# Versalight 2 million Cp



## pedalinbob (Feb 17, 2003)

my fiance' gave me a Versalight aluminum 2 million cp spotlight from Sam's club for valentine's.

seems darn bright, and pretty well made. it is heavy--has a little lead acid battery.

sorry, no pics, and no price--but she said it was very reasonable. there is a pic of one somewhere around here. it has a top carrying handle, pistol grip. lock on trigger, heavy rubber armouring, and can stand on the handle.

it also came with a carrying strap, ac charger and dc car adapter.

now, i can say Carey bought me my brightest light. i will test it after the weather breaks.

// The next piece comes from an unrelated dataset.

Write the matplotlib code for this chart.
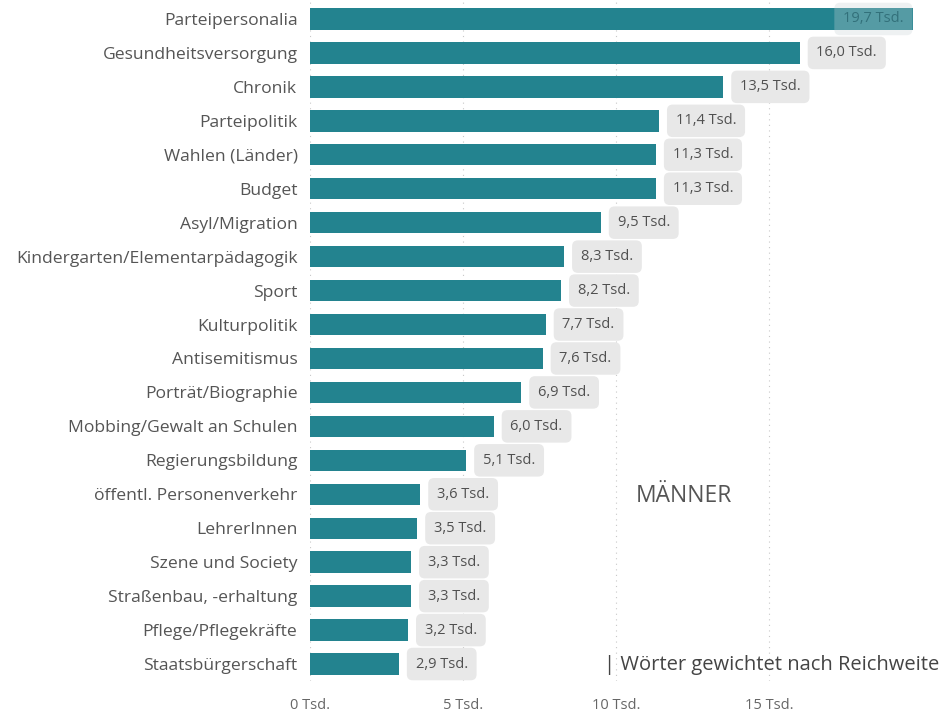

it really seems like a keeper!

Bob


----------



## PieThatCorner (Feb 22, 2003)

I believe you're talking about the Versalite Max Beam Spotlight - I just bought one a few months ago for about $30 bucks... very sturdy, very nice - but mine's rated at 1.5 CP. Does it look like this?


----------



## pedalinbob (Mar 2, 2003)

mine is just like that one, except instead of "max beam" it states "2.0 million candlepower".

it is bright indeed--but i admit that i have nothing to compare it to.

seems like a sweet light!

take care,
Bob


----------



## mcdragon (Apr 25, 2003)

I just picked one of these up... seems fairly solid, very bright... but the lead acid battery weights a ton. 

My local Sam's has them on clearance for $14.71!! /ubbthreads/images/graemlins/eek.gif


----------



## giomag (Dec 2, 2011)

Hello,
I have a versalite 2 million candle without battery,there is anyone can supply me with the specifications,and model # of the battery?
Thank,s,
Giorgio


----------